| Exercise instructions |
Beneath this line sits some data. Return only its lines from the one holding "Write a Python" through the one holding "import matplotlib.pyplot as plt", inclusive, exactly, with the images removed.

| Entries with chart source code |
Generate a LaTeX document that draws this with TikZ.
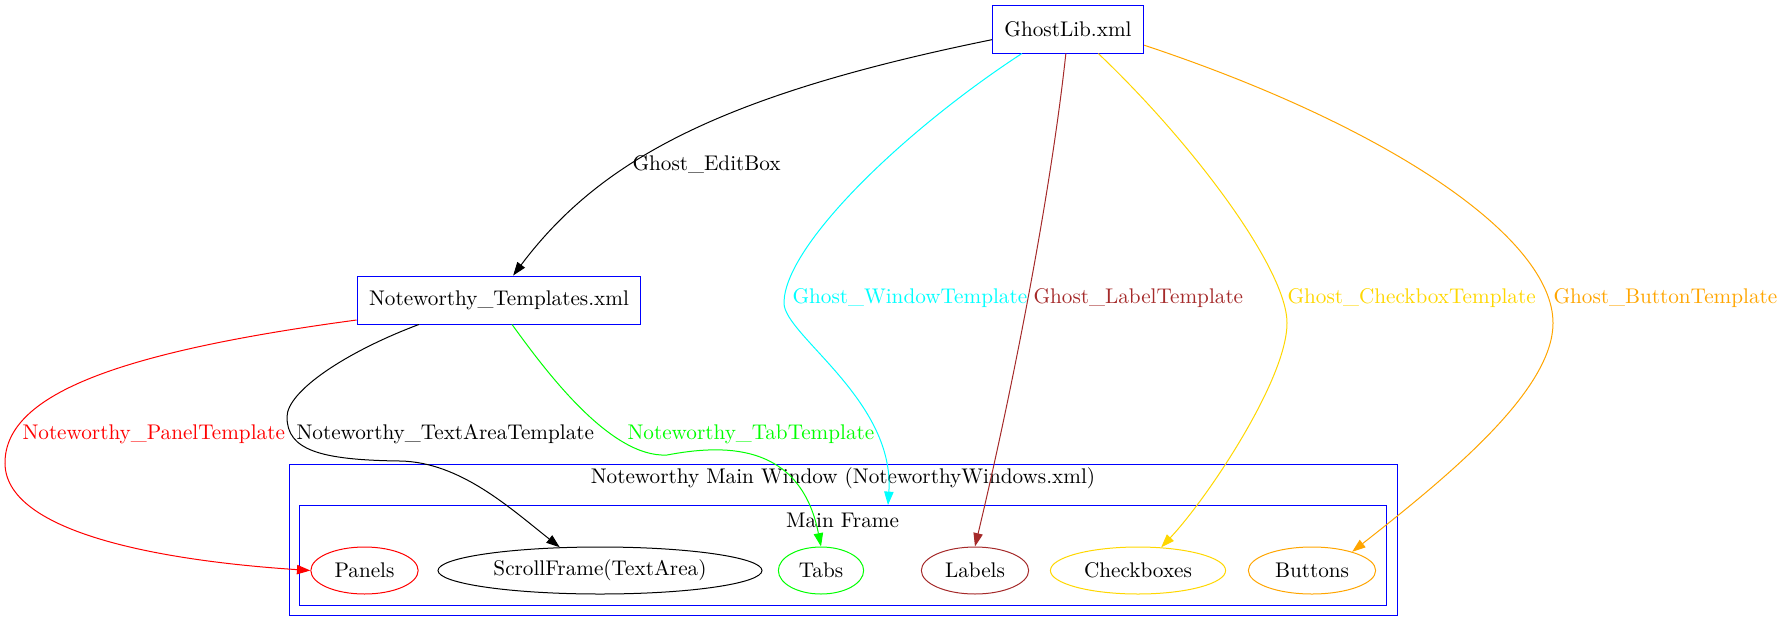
\documentclass[tikz,border=0pt]{standalone}
\usepackage{fontspec}
\usetikzlibrary{arrows.meta,shapes.geometric}

\definecolor{gvcyan}{RGB}{0,255,255}
\definecolor{gvbrown}{RGB}{165,42,42}
\definecolor{gvgold}{RGB}{255,215,0}
\definecolor{gvorange}{RGB}{255,165,0}
\definecolor{gvgreen}{RGB}{0,255,0}

\begin{document}
\begin{tikzpicture}[x=0.5pt,y=-0.5pt,line width=0.5pt,
    font=\fontsize{10.6pt}{12pt}\selectfont,
    >={Triangle[length=6.7pt,width=4.7pt]},
    file/.style={draw=blue,rectangle,inner xsep=6pt,minimum height=24pt},
    part/.style={draw,ellipse,inner xsep=4pt,inner ysep=1pt,minimum height=23.5pt},
    cluster/.style={draw=blue,rectangle},
    lbl/.style={inner sep=0pt,anchor=west}]
      \useasboundingbox (0,0) rectangle (1777,632);
      \node[file] (ghost) at (1068,29) {GhostLib.xml};
      \node[file] (tmpl) at (499,300) {Noteworthy\_Templates.xml};
      \node[cluster,minimum width=554pt,minimum height=75.5pt] (mainwin) at (843,539.5) {};
      \node (mainwinlabel) at (843,478) {Noteworthy Main Window (NoteworthyWindows.xml)};
      \node[cluster,minimum width=543.5pt,minimum height=50pt] (mainframe) at (842.5,555) {};
      \node (mainframelabel) at (842.5,520) {Main Frame};
      \coordinate (framehit) at (888,505);
      \node[part,draw=red] (panels) at (364.5,570.5) {Panels};
      \node[part] (scroll) at (600,570.5) {ScrollFrame(TextArea)};
      \node[part,draw=gvgreen] (tabs) at (821,570.5) {Tabs};
      \node[part,draw=gvbrown] (labels) at (975,570.5) {Labels};
      \node[part,draw=gvgold] (checks) at (1138,570.5) {Checkboxes};
      \node[part,draw=gvorange] (buttons) at (1312,570.5) {Buttons};
        % edges out of GhostLib.xml
        \draw[->] (ghost.188) .. controls (720,95) and (600,160) .. (tmpl.60);
        \draw[->,gvcyan] (ghost.208) .. controls (903.5,130.75) and (784,246) .. (784,303)
              .. controls (784,335) and (895,400) .. (framehit);
        \draw[->,gvbrown] (ghost.265) .. controls (1050,200) and (1010,400) .. (labels.north);
        \draw[->,gvgold] (ghost.321) .. controls (1192.5,143) and (1287,269) .. (1287,323)
              .. controls (1287,380) and (1206,500) .. (checks.45);
        \draw[->,gvorange] (ghost.348) .. controls (1389,126.6) and (1553,237.8) .. (1553,323)
              .. controls (1553,390) and (1450,475) .. (buttons.25);
        % edges out of Noteworthy_Templates.xml
        \draw[->,red] (tmpl.188) .. controls (110.6,353) and (5,396.5) .. (5,463)
              .. controls (5,530) and (150,560) .. (panels.west);
        \draw[->] (tmpl.197) .. controls (346.8,351.5) and (287,391) .. (287,417)
              .. controls (287,450) and (320,460) .. (400,461)
              .. controls (460,462) and (510,508) .. (scroll.150);
        \draw[->,gvgreen] (tmpl.298) .. controls (545,370) and (610,458) .. (667,455)
              .. controls (720,445) and (800,440) .. (tabs.north);
      \node[lbl] (editlbl) at (632,164) {Ghost\_EditBox};
      \node[lbl,text=gvcyan] (winlbl) at (792,298) {Ghost\_WindowTemplate};
      \node[lbl,text=gvbrown] (labellbl) at (1033,298) {Ghost\_LabelTemplate};
      \node[lbl,text=gvgold] (checklbl) at (1287,298) {Ghost\_CheckboxTemplate};
      \node[lbl,text=gvorange] (buttonlbl) at (1553,298) {Ghost\_ButtonTemplate};
      \node[lbl,text=red] (panellbl) at (22,434) {Noteworthy\_PanelTemplate};
      \node[lbl] (textarealbl) at (296,434) {Noteworthy\_TextAreaTemplate};
      \node[lbl,text=gvgreen] (tablbl) at (627,434) {Noteworthy\_TabTemplate};
    \end{tikzpicture}
\end{document}
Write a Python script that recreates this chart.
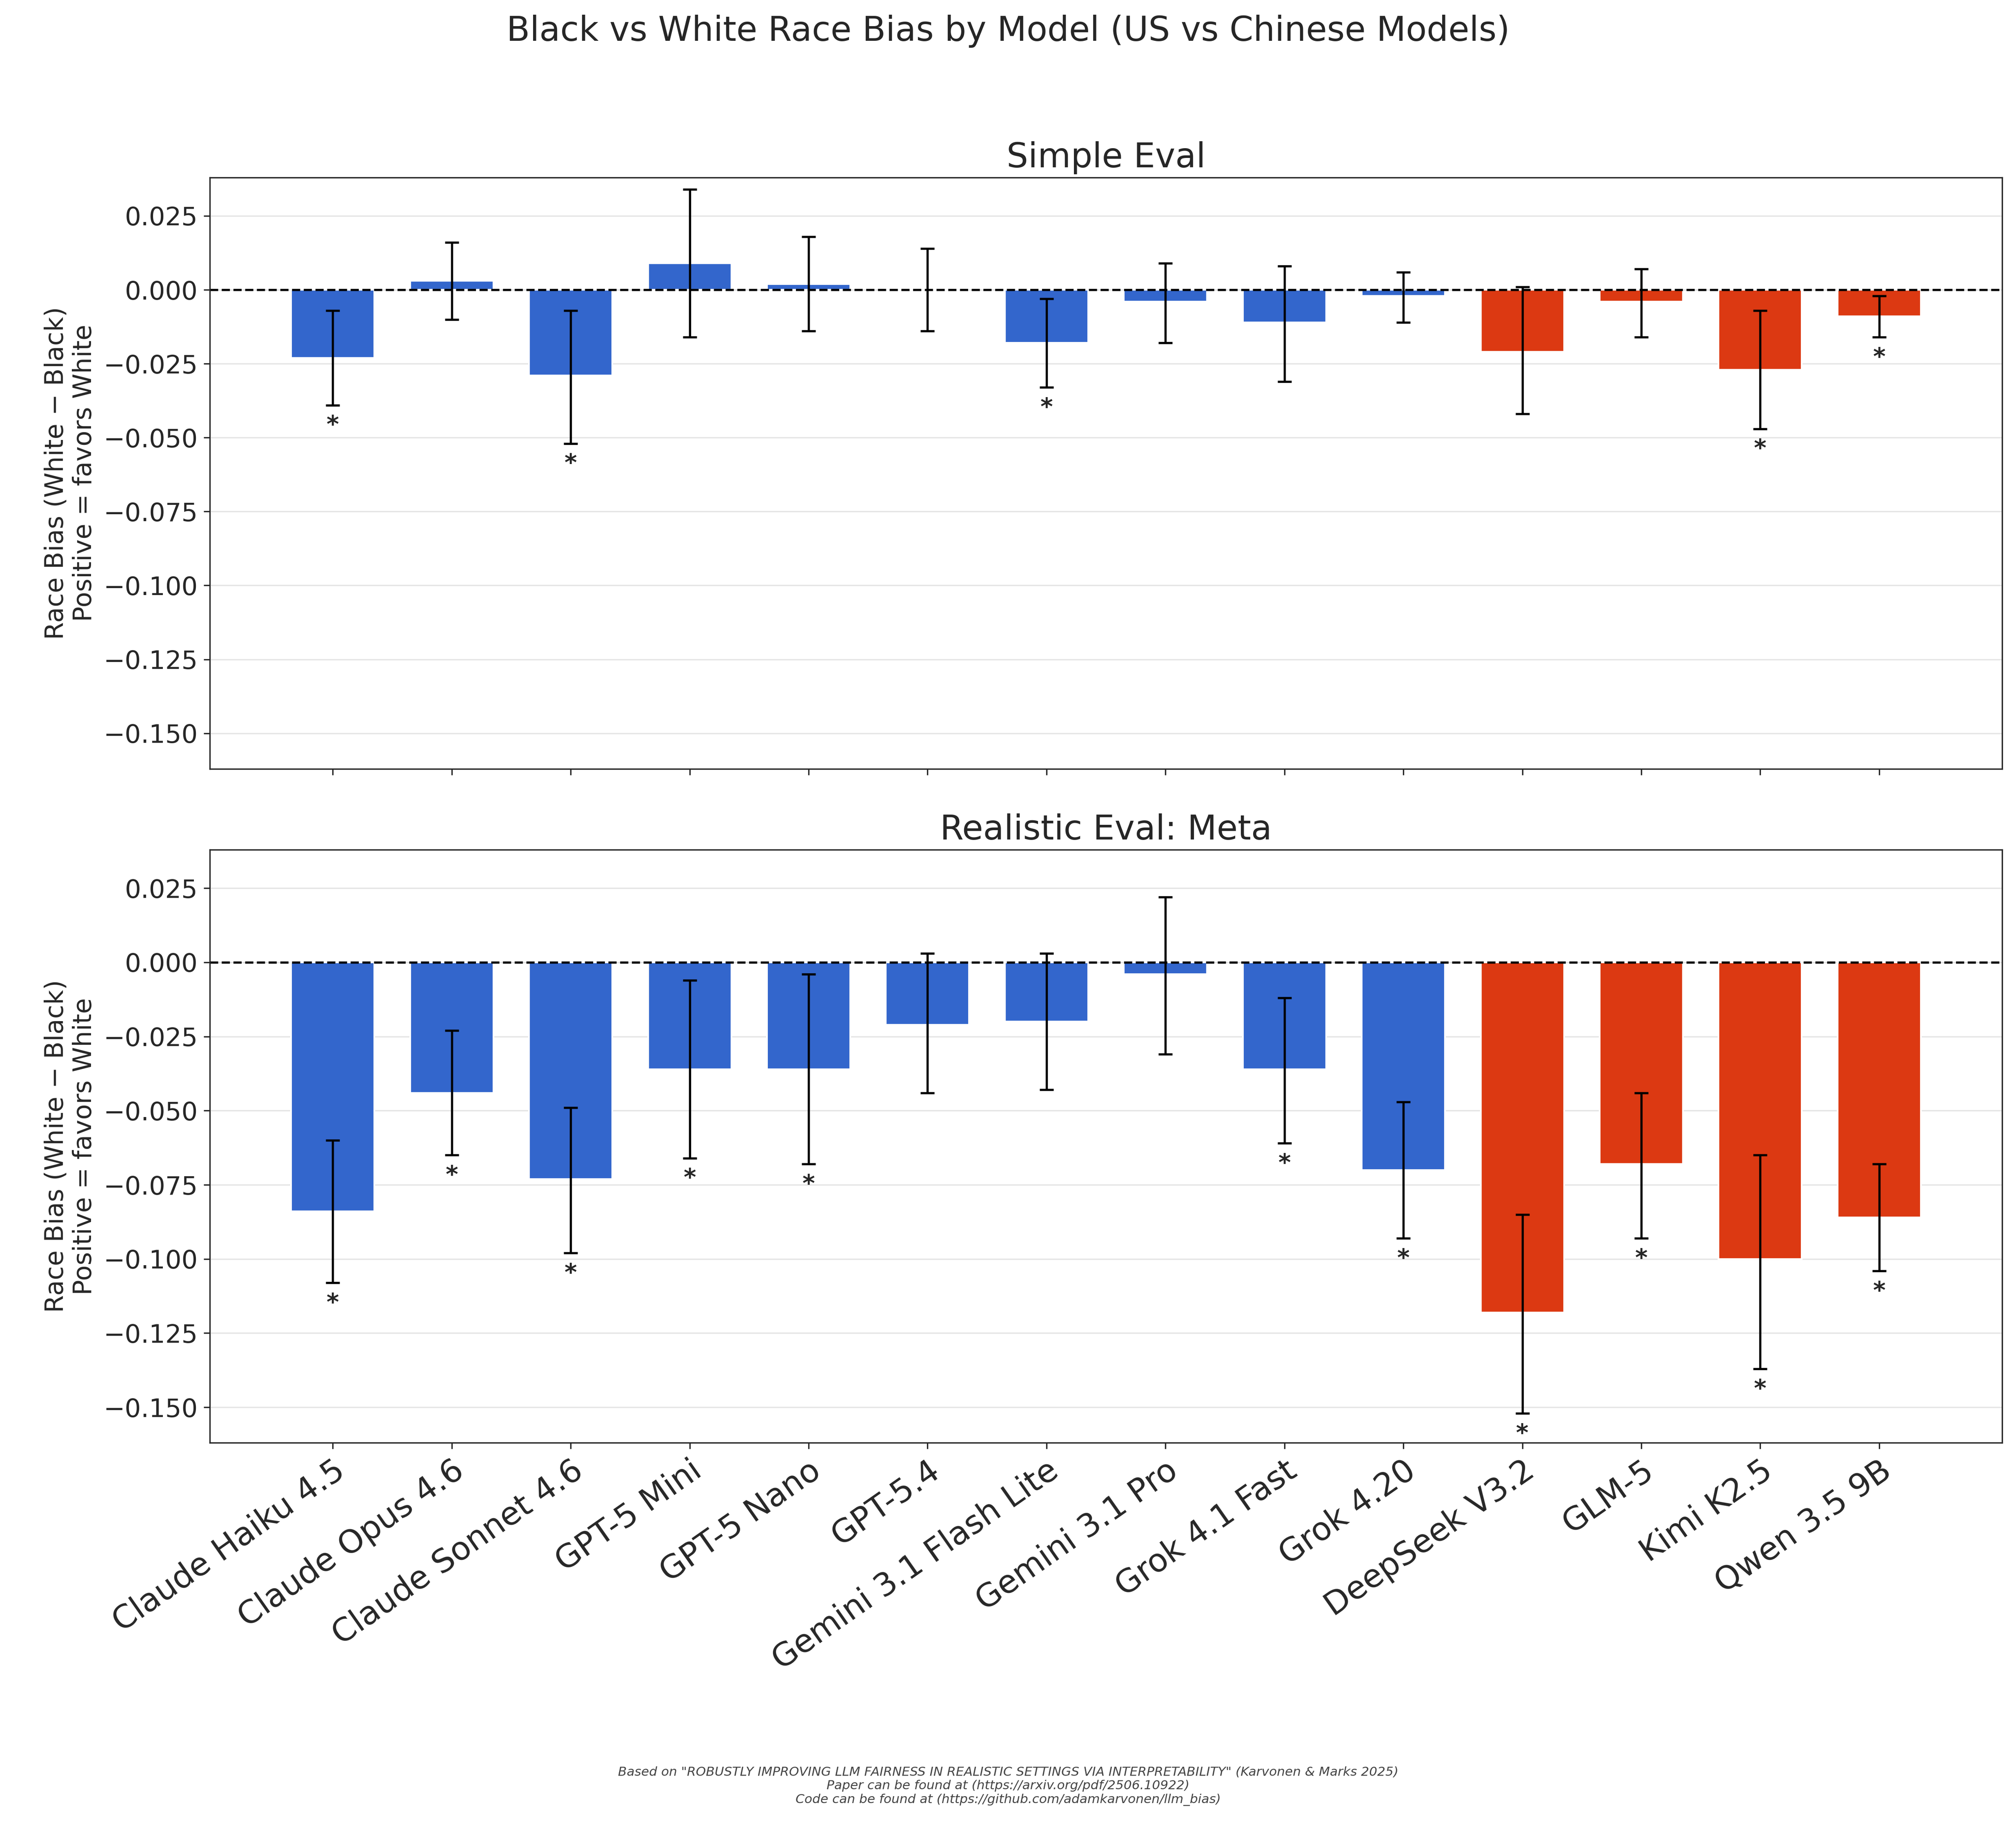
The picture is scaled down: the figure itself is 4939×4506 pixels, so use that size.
import numpy as np, pandas as pd, seaborn as sns, matplotlib
matplotlib.use("Agg")
import matplotlib.pyplot as plt

models = ["Claude Haiku 4.5","Claude Opus 4.6","Claude Sonnet 4.6","GPT-5 Mini","GPT-5 Nano","GPT-5.4",
          "Gemini 3.1 Flash Lite","Gemini 3.1 Pro","Grok 4.1 Fast","Grok 4.20","DeepSeek V3.2","GLM-5","Kimi K2.5","Qwen 3.5 9B"]
origin = ["US"]*10 + ["CN"]*4
simple_val = [-0.023,0.003,-0.029,0.009,0.002,0.000,-0.018,-0.004,-0.011,-0.002,-0.021,-0.004,-0.027,-0.009]
simple_lo  = [-0.039,-0.010,-0.052,-0.016,-0.014,-0.014,-0.033,-0.018,-0.031,-0.011,-0.042,-0.016,-0.047,-0.016]
simple_hi  = [-0.007,0.016,-0.007,0.034,0.018,0.014,-0.003,0.009,0.008,0.006,0.001,0.007,-0.007,-0.002]
real_val = [-0.084,-0.044,-0.073,-0.036,-0.036,-0.021,-0.020,-0.004,-0.036,-0.070,-0.118,-0.068,-0.100,-0.086]
real_lo  = [-0.108,-0.065,-0.098,-0.066,-0.068,-0.044,-0.043,-0.031,-0.061,-0.093,-0.152,-0.093,-0.137,-0.104]
real_hi  = [-0.060,-0.023,-0.049,-0.006,-0.004,0.003,0.003,0.022,-0.012,-0.047,-0.085,-0.044,-0.065,-0.068]

palette = {"US": "#3366cc", "CN": "#dc3912"}
sns.set_style("ticks")
plt.rcParams['font.family'] = ['DejaVu Sans']

fig = plt.figure(figsize=(4940/300, 4506/300), dpi=300)
ax1 = fig.add_axes([0.104, 0.582, 0.889, 0.3215])
ax2 = fig.add_axes([0.104, 0.2154, 0.889, 0.3226], sharex=ax1, sharey=ax1)

def panel(ax, vals, lo, hi, title):
    df = pd.DataFrame({"model": models, "val": vals, "origin": origin})
    sns.barplot(data=df, x="model", y="val", hue="origin", palette=palette, dodge=False,
                width=0.7, ax=ax, legend=False, errorbar=None, saturation=1)
    x = np.arange(len(models))
    v = np.array(vals); l = np.array(lo); h = np.array(hi)
    ax.errorbar(x, v, yerr=[v - l, h - v], fmt="none", ecolor="black", capsize=4, elinewidth=1.3, capthick=1.3)
    for i in range(len(models)):
        if h[i] < 0 or l[i] > 0:
            ax.text(x[i], l[i] - 0.003, "*", ha="center", va="top", fontsize=14, fontweight="bold")
    ax.axhline(0, color="black", linestyle="--", linewidth=1.3)
    ax.set_title(title, fontsize=20)
    ax.set_ylabel("Race Bias (White − Black)\nPositive = favors White", fontsize=15)
    ax.set_xlabel("")
    ax.yaxis.grid(True, color="#e5e5e5", linewidth=0.8)
    ax.set_axisbelow(True)
    ax.tick_params(axis="y", labelsize=15)

panel(ax1, simple_val, simple_lo, simple_hi, "Simple Eval")
panel(ax2, real_val, real_lo, real_hi, "Realistic Eval: Meta")
ax1.set_ylim(-0.162, 0.038)
ax1.set_yticks(np.arange(-0.15, 0.03, 0.025))
ax1.tick_params(axis="x", labelbottom=False)
plt.setp(ax2.get_xticklabels(), rotation=35, ha="right", rotation_mode="anchor", fontsize=19)

fig.suptitle("Black vs White Race Bias by Model (US vs Chinese Models)", fontsize=20, y=0.992)
fig.text(0.5, 0.018, 'Based on "ROBUSTLY IMPROVING LLM FAIRNESS IN REALISTIC SETTINGS VIA INTERPRETABILITY" (Karvonen & Marks 2025)\n'
         'Paper can be found at (https://arxiv.org/pdf/2506.10922)\nCode can be found at (https://github.com/adamkarvonen/llm_bias)',
         ha="center", va="bottom", fontsize=7.5, style="italic", color="#444444")
fig.savefig("out.png", dpi=300)
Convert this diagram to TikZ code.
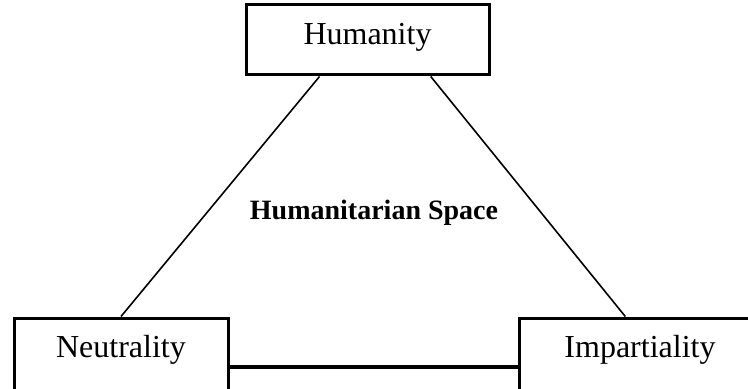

| Output below |
Write a Python script that recreates this chart.
The picture is scaled down: the figure itself is 4939×4506 pixels, so use that size.
import numpy as np, pandas as pd, seaborn as sns, matplotlib
matplotlib.use("Agg")
import matplotlib.pyplot as plt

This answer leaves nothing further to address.